Ce 16 janvier 2013, le destin de Tiguentourine bascule. Situé à une quarantaine de Km de la ville d’In Amenas, cet immense endroit, désertique mais riche en gaz naturel que l’on achemine jusqu’en Europe, vit ainsi l’attaque terroriste la plus spectaculaire et la plus sophistiquée jamais enregistrée contre un complexe gazier. Cette prise d’otages géante, qui fait l’objet d’études dans de grandes écoles militaires, se dénoue de façon sanglante au bout de deux jours et après un raid de l’armée algérienne. Le pire a été évité. Les terroristes ont été éliminés avant de faire exploser le site, qui représente 20% des exportations algériennes en gaz naturel.
Depuis, Tiguentourine est systématiquement associée à cette vaste attaque terroriste, qualifiée par le gouvernement d’un acte de «guerre» contre l’Algérie. Ce lieu-dit, Tiguentourine, perdu dans cette immense région d’Illizi, à 1500 Km au sud est d’Alger et près de la frontière libyenne, évoque encore, deux ans après les faits, de mauvais souvenirs pour les habitants qui se rappellent encore de ces moments de choc, de frayeurs et de grandes incertitudes sur leur avenir.
Les habitants de la petite ville d’In Amenas, érigée à quelques 40 Km du complexe gazier, n’arrivent toujours pas à oublier ce drame qu’ils vivent comme un cauchemar continu. «Ce jour-là, je suis resté chez moi. Je priais Dieu pour qu’il n’y ait pas beaucoup de morts. J’ai encore le vif souvenir d’une semaine de guerre. La ville s’est vidée en un clin d’œil de ses habitants. L’armée a vite pris possession des lieux. C’était impressionnant », se souvient Ibrahim qui travaille comme serveur dans un restaurant de cette ville la plus proche du complexe gazier de Tiguentourine. « Qu’est-ce qui nous séparait d’eux ? Quelques minutes de route en voiture, c’est tout », explique-t-il, se réjouissant du retour à la normale et du calme qui a suivi « ce grand malheur ».

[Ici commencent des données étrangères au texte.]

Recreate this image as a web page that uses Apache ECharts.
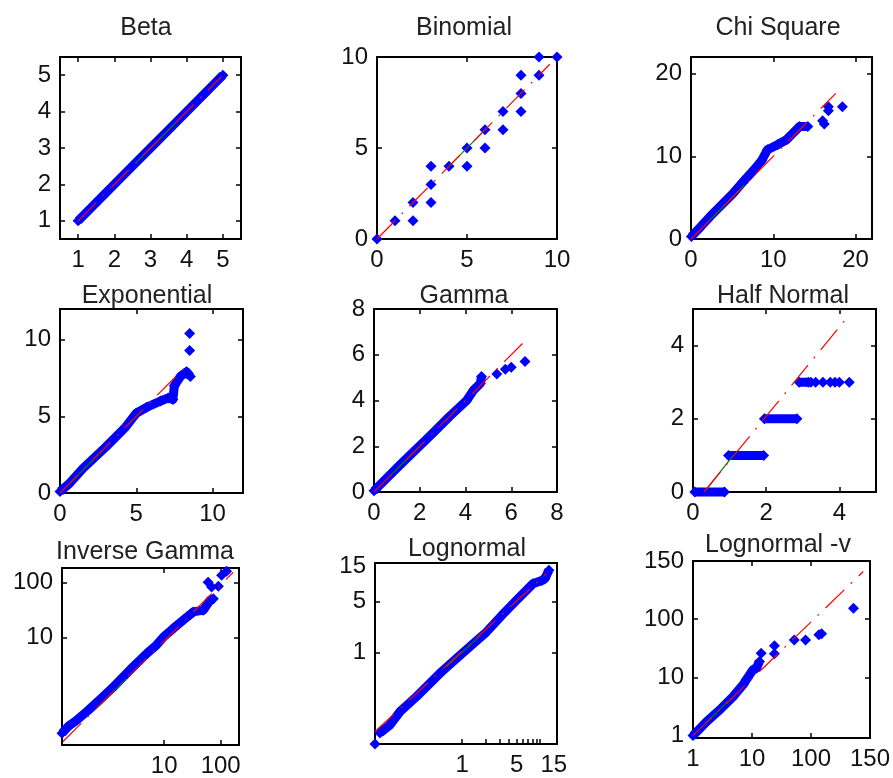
<!DOCTYPE html>
<html>
<head>
<meta charset="utf-8">
<title>Q-Q plots</title>
<script src="https://cdn.jsdelivr.net/npm/echarts@6/dist/echarts.min.js"></script>
<style>
html, body { margin: 0; padding: 0; background: #fff; }
#chart { width: 893px; height: 778px; }
</style>
</head>
<body>
<div id="chart"></div>
<script>
// ---- values ----
var titles = ["Beta", "Binomial", "Chi Square", "Exponential", "Gamma", "Half Normal",
  "Inverse Gamma", "Lognormal", "Lognormal -v"];

// Beta
var betaBand = [[1, 1], [1.5, 1.5], [2, 2], [2.5, 2.5], [3, 3], [3.5, 3.5], [4, 4], [4.5, 4.5], [5, 5]];
var betaPts = [];
var betaRef = [[1, 1], [4.95, 4.95]];
var betaIqr = [[2.6, 2.6], [3.7, 3.7]];
var betaTicks = [1, 2, 3, 4, 5];

// Binomial
var binomPts = [[0, 0], [1, 1], [2, 1], [2, 2], [3, 2], [3, 3], [3, 4], [4, 4], [5, 4], [5, 5],
  [6, 5], [6, 6], [7, 6], [7, 7], [8, 7], [8, 8], [8, 9], [9, 9], [9, 10], [10, 10]];
var binomRef = [[0, 0], [9.6, 9.6]];
var binomIqr = [[4, 4], [6, 6]];
var binomTicks = [0, 5, 10];

// Chi Square
var chiBand = [[0.05, 0.3], [1.2, 1.5], [2.3, 2.7], [3.6, 4.0], [5.1, 5.5], [6.4, 7.0], [7.6, 8.3],
  [8.6, 9.5], [9.3, 10.8], [10.5, 11.4], [11.6, 12.0], [12.4, 12.8], [13.2, 13.6], [14.2, 13.6]];
var chiPts = [[16.0, 14.3], [16.2, 13.9], [16.7, 15.5], [16.7, 16.0], [18.4, 16.0]];
var chiRef = [[0, 0], [17.6, 17.6]];
var chiIqr = [[2.2, 2.2], [6.5, 6.5]];
var chiTicks = [0, 10, 20];

// Exponential
var expBand = [[0, 0.1], [0.6, 0.6], [1.5, 1.6], [3.0, 3.0], [4.3, 4.3], [5.0, 5.2], [5.7, 5.6],
  [6.6, 6.0], [7.1, 6.2], [7.4, 6.1], [7.5, 7.0], [7.9, 7.6], [8.3, 7.9], [8.55, 7.6]];
var expPts = [[8.5, 9.3], [8.5, 10.4]];
var expRef = [[0, 0], [8.4, 8.4]];
var expIqr = [[0.6, 0.6], [2.8, 2.8]];
var expTicks = [0, 5, 10];

// Gamma
var gamBand = [[0, 0.05], [1.1, 1.15], [2.6, 2.6], [3.3, 3.3], [4.05, 4.0], [4.35, 4.45], [4.65, 4.75], [4.7, 5.05]];
var gamPts = [[5.37, 5.16], [5.74, 5.37], [6.0, 5.45], [6.6, 5.7]];
var gamRef = [[0, 0], [6.6, 6.6]];
var gamIqr = [[0.8, 0.8], [2.0, 2.0]];
var gamTicks = [0, 2, 4, 6, 8];

// Half Normal (sample values are whole numbers, so the runs are flat)
var halfRun0 = [[0.05, 0], [0.86, 0]];
var halfRun1 = [[0.97, 1], [1.93, 1]];
var halfRun2 = [[1.95, 2], [2.84, 2]];
var halfRun3 = [[2.9, 3], [3.15, 3]];
var halfPts = [[3.22, 3], [3.35, 3], [3.55, 3], [3.75, 3], [3.88, 3], [4.0, 3], [4.27, 3]];
var halfRef = [[0.3, 0], [4.15, 4.69]];
var halfIqr = [[0.35, 0.05], [1.1, 1.0]];
var halfTicks = [0, 2, 4];

// Inverse Gamma (log axes)
var invBand = [[0.155, 0.18], [0.2, 0.24], [0.28, 0.31], [0.45, 0.47], [0.72, 0.73], [1.3, 1.3], [2.8, 2.9],
  [5, 5.2], [7.3, 7.3], [10, 10.5], [14.4, 14.6], [22, 21], [32.7, 29.3], [49, 31.5], [64.6, 47.6], [74, 51]];
var invPts = [[60, 102], [69, 83], [91, 86], [104, 136], [127, 162]];
var invRef = [[0.16, 0.126], [167, 155]];
var invIqr = [[0.72, 0.585], [2.14, 1.78]];
var invTicks = [10, 100];

// Lognormal (log axes)
var lnBand = [[0.088, 0.079], [0.118, 0.102], [0.159, 0.155], [0.26, 0.25], [0.52, 0.52], [1, 0.97], [2.05, 1.9],
  [3.4, 3.4], [5, 5.2], [8.1, 8.7], [10.5, 9.6], [11.5, 10.2], [13, 13.3]];
var lnPts = [[0.076, 0.056]];
var lnRef = [[0.076, 0.083], [12.0, 11.9]];
var lnIqr = [[0.63, 0.64], [1.7, 1.7]];
var lnLabels = [1, 5, 15];
var lnXTicks = [1, 2, 3, 4, 5, 6, 7, 8, 9, 10];
var lnYTicks = [1, 5];

// Lognormal -v (log axes, the top label reads 150)
var lnvBand = [[1, 1], [1.72, 1.76], [2.87, 2.79], [4.8, 4.7], [7.07, 7.5], [8.0, 9.1], [10.4, 13.5], [11.8, 14.4], [13.4, 18.8]];
var lnvPts = [[14.3, 26], [24, 35], [24, 25.5], [52, 44], [81, 44], [136, 54], [151, 56], [525, 155]];
var lnvRef = [[1, 1], [770, 659]];
var lnvIqr = [[1.6, 1.6], [4, 4]];
var lnvLabelVals = [1, 10, 100, 1000];
var lnvLabelText = ["1", "10", "100", "150"];
var lnvTicks = [10, 100];

// ---- layout ----
var FONT = '"Liberation Sans", Arial, sans-serif';
var boxes = [
  [60, 57, 181, 182], [377, 57, 180, 182], [691, 57, 181, 182],
  [60, 309, 183, 184], [374, 309, 183, 183], [693, 309, 183, 183],
  [62, 568, 177, 177], [375, 563, 182, 181], [693, 561, 179, 177]
];
var titlePos = [[146, 28], [464, 28], [778, 28], [147, 296], [464, 296], [783, 296], [145, 552], [467, 549], [778, 545]];

function lnvFmt(v) {
  var i = lnvLabelVals.indexOf(Math.round(v));
  return i < 0 ? "" : lnvLabelText[i];
}
function logFmt(v) { return String(Math.round(v)); }

var panels = [
  { bands: [betaBand], pts: betaPts, ref: betaRef, iqr: betaIqr, type: "value",
    xr: [0.5, 5.5], yr: [0.5, 5.5], xl: betaTicks, xt: betaTicks, yl: betaTicks, yt: betaTicks },
  { bands: [], pts: binomPts, ref: binomRef, iqr: binomIqr, type: "value",
    xr: [0, 10], yr: [0, 10], xl: binomTicks, xt: binomTicks, yl: binomTicks, yt: binomTicks },
  { bands: [chiBand], pts: chiPts, ref: chiRef, iqr: chiIqr, type: "value",
    xr: [0, 22], yr: [0, 22], xl: chiTicks, xt: chiTicks, yl: chiTicks, yt: chiTicks },
  { bands: [expBand], pts: expPts, ref: expRef, iqr: expIqr, type: "value",
    xr: [0, 12], yr: [0, 12], xl: expTicks, xt: expTicks, yl: expTicks, yt: expTicks },
  { bands: [gamBand], pts: gamPts, ref: gamRef, iqr: gamIqr, type: "value",
    xr: [0, 8], yr: [0, 8], xl: gamTicks, xt: gamTicks, yl: gamTicks, yt: gamTicks },
  { bands: [halfRun0, halfRun1, halfRun2, halfRun3], pts: halfPts, ref: halfRef, iqr: halfIqr, type: "value",
    xr: [0, 5], yr: [0, 5], xl: halfTicks, xt: halfTicks, yl: halfTicks, yt: halfTicks },
  { bands: [invBand], pts: invPts, ref: invRef, iqr: invIqr, type: "log", fmt: logFmt,
    xr: [0.155, 211], yr: [0.11, 185], xl: invTicks, xt: invTicks, yl: invTicks, yt: invTicks },
  { bands: [lnBand], pts: lnPts, ref: lnRef, iqr: lnIqr, type: "log", fmt: logFmt,
    xr: [0.076, 16.5], yr: [0.056, 16.7], xl: lnLabels, xt: lnXTicks, yl: lnLabels, yt: lnYTicks, noTop: true },
  { bands: [lnvBand], pts: lnvPts, ref: lnvRef, iqr: lnvIqr, type: "log", fmt: lnvFmt,
    xr: [1, 1000], yr: [0.91, 1000], xl: lnvLabelVals, xt: lnvTicks, yl: lnvLabelVals, yt: lnvTicks }
];

var grids = [], xAxes = [], yAxes = [], series = [], graphics = [];

function makeAxis(gi, pos, p, range, labels, ticks, withLabels) {
  return {
    type: p.type, logBase: 10, gridIndex: gi, position: pos,
    min: range[0], max: range[1],
    axisLine: { show: true, onZero: false, lineStyle: { color: "#000", width: 2 } },
    axisTick: { show: ticks.length > 0, inside: true, length: 5, customValues: ticks,
      lineStyle: { color: "#000", width: 1.5 } },
    axisLabel: { show: withLabels, customValues: labels, margin: 9, color: "#111",
      fontSize: 24, fontFamily: FONT, formatter: p.fmt },
    splitLine: { show: false },
    silent: true
  };
}

panels.forEach(function (p, i) {
  var b = boxes[i];
  grids.push({ left: b[0], top: b[1], width: b[2], height: b[3] });
  xAxes.push(makeAxis(i, "bottom", p, p.xr, p.xl, p.xt, true));
  xAxes.push(makeAxis(i, "top", p, p.xr, [], p.noTop ? [] : p.xt, false));
  yAxes.push(makeAxis(i, "left", p, p.yr, p.yl, p.yt, true));
  yAxes.push(makeAxis(i, "right", p, p.yr, [], p.yt, false));

  p.bands.forEach(function (band) {
    series.push({
      type: "line", xAxisIndex: 2 * i, yAxisIndex: 2 * i, data: band,
      symbol: "diamond", symbolSize: 11, showSymbol: true, clip: false,
      lineStyle: { color: "#0000ff", width: 9, join: "round", opacity: 1 },
      itemStyle: { color: "#0000ff", opacity: 1 }, z: 2
    });
  });
  if (p.pts.length) {
    series.push({
      type: "scatter", xAxisIndex: 2 * i, yAxisIndex: 2 * i, data: p.pts,
      symbol: "diamond", symbolSize: 11, clip: false,
      itemStyle: { color: "#0000ff", opacity: 1 }, z: 2
    });
  }
  series.push({
    type: "line", xAxisIndex: 2 * i, yAxisIndex: 2 * i, data: p.iqr, symbol: "none",
    lineStyle: { color: "#008000", width: 1.2 }, z: 3
  });
  series.push({
    type: "line", xAxisIndex: 2 * i, yAxisIndex: 2 * i, data: p.ref, symbol: "none",
    lineStyle: { color: "#ff0000", width: 1.2, type: [26, 9, 2, 9] }, z: 4
  });

  graphics.push({
    type: "text", x: titlePos[i][0], y: titlePos[i][1], silent: true,
    style: { text: titles[i], fontSize: 25, fontFamily: FONT, fill: "#222",
      align: "center", verticalAlign: "middle" }
  });
});

var myChart = echarts.init(document.getElementById("chart"));
myChart.setOption({
  animation: false,
  backgroundColor: "#fff",
  grid: grids,
  xAxis: xAxes,
  yAxis: yAxes,
  series: series,
  graphic: graphics
});
</script>
</body>
</html>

Bien que la sécurité ait été nettement renforcée dans la région, les habitants restent méfiants et vivent dans la peur d’« un autre Tiguentourine ». Leurs rapports avec les étrangers et les gens de passage ont changé. Ils n’ont plus confiance en les visiteurs. «Comment voulez-vous qu’on soit tranquille ? Nous avons à nos frontières un véritable sanctuaire terroriste, un foyer de tension permanente. Qui dit que ces terroristes qu’on voit à la télé, armés jusqu’aux dents et qui tuent de sang froid ne rentreront pas sur le sol algérien ? Je ne sais pas ! Je sais que nos soldats sont sur le qui-vive. Mais le risque est pour moi permanent et élevé tant qu’il y a instabilité à nos frontières», commente un cadre dans une société privée qui avoue signaler systématiquement aux forces de sécurité la présence suspecte d’étrangers dans la ville.

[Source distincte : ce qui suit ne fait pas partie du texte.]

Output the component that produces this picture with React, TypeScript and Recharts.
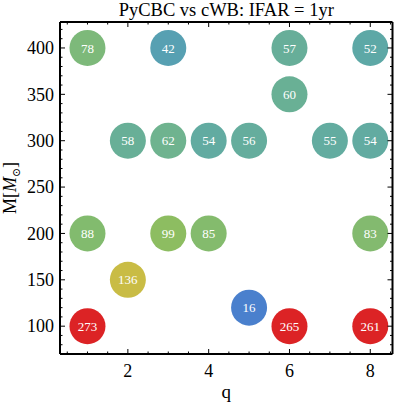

Le fort déploiement des troupes de l’ANP dans la région est, pour notre interlocuteur plutôt «un signe d’un danger imminent». L’implication avérée de personnes de différentes nationalités dans la préparation de cette attaque accentue la méfiance des populations locales envers les étrangers. La sécurisation aussi bien de la ville d’In Amenas que du site gazier de Tiguentourine a été substantiellement améliorée. Sur le chemin du complexe gazier, qui carbure à plein gaz depuis quelques mois, sont dressés plusieurs points de contrôle de la gendarmerie nationale. La base de vie et le complexe qui reprend vie avec la reprise d’activité et le retour progressif des employés étrangers, est entouré de militaires lourdement armés, de chars et de batterie de missiles sol-air. C’est dire que l’Etat n’a pas lésiné sur les moyens pour protéger cet énorme gisement de gaz naturel de toute nouvelle agression.